3. 2003: The Red Sox pounded the Yankees, 10-3. This game was memorable to me, though because in my opinion, it put David Ortiz on the map as a dangrous hitter. He hit two mammoth home runs on the Fourth, one off David Wells and another off Jason Anderson that would have been out in any MLB stadium. He hit two more home runs in the following game — a 10-2 Red Sox rout — beginning his reputation as a Yankee killer.
4. 1989: It was the 50th Anniversary of Lou Gehrig Day. The promotional giveaway was a 32-ounce plastic cup with a diagram of the stadium featuring some of the Stadium's greatest moments. The Yankees faced the Tigers and won, 1-0. My greatest memories were watching Don Mattingly go 3-for-4, Luis Polonia getting picked off of first base in the first inning, and Jesse Barfield throwing a runner out from the right field corner.

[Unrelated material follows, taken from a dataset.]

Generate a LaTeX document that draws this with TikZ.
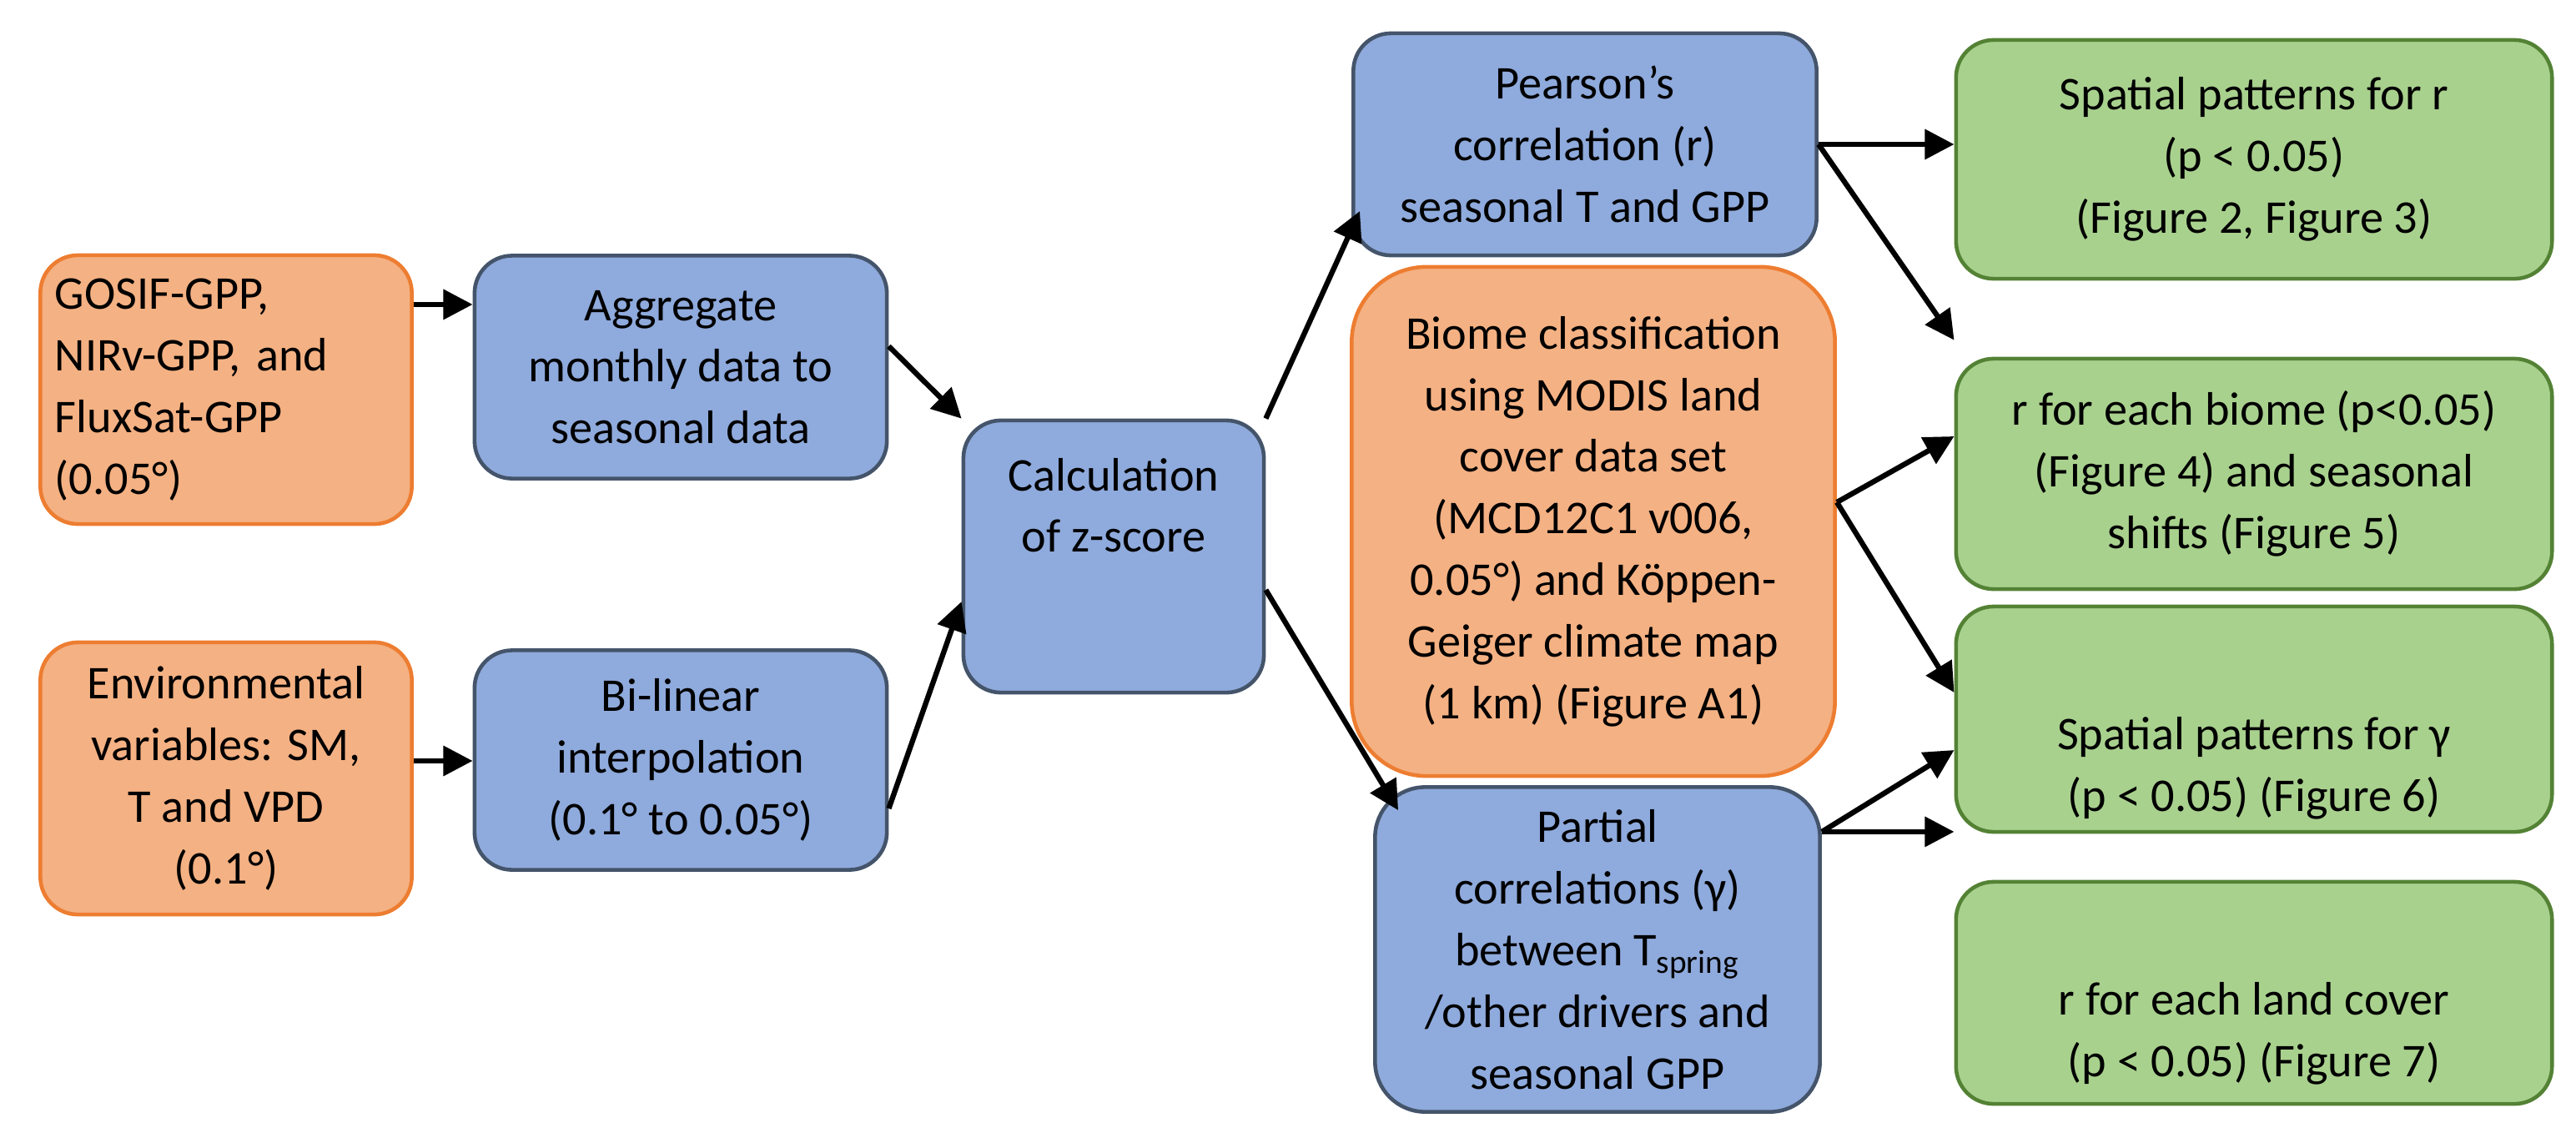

5. 1998: A 4-3 victory over the Orioles that was the fifth victory in a 10-game run that spanned the All-Star break. There was bad blood from earlier in the season (the bench-clearing brawl that saw Darryl Strawberry pummel Armando Benitez following his plunking of Tino Martinez). Chad Curtis's base hit in the sixth inning put the Yankees on top, and El Duque, making just the sixth start of his career, shut the O's down.
Honorable mention: 2002: This game is memorable to me, not for anything that happened on the field — Raul Mondesi hit his first home run as a Yankee as part of a 7-1 victory that capped a three-game sweep of the Cleveland Indians — but for a goofy family bonding episode. I was editing that day's game for YES Network.com, and during a break in the postgame while waiting for my writer to file, I was playing with my nephew — he was five months old at the time. In a moment while I held him over my head, he gave me a look as if to say, "Gotcha, Uncle Will," and he spit up onto my face. I closed my eyes and mouth just in time.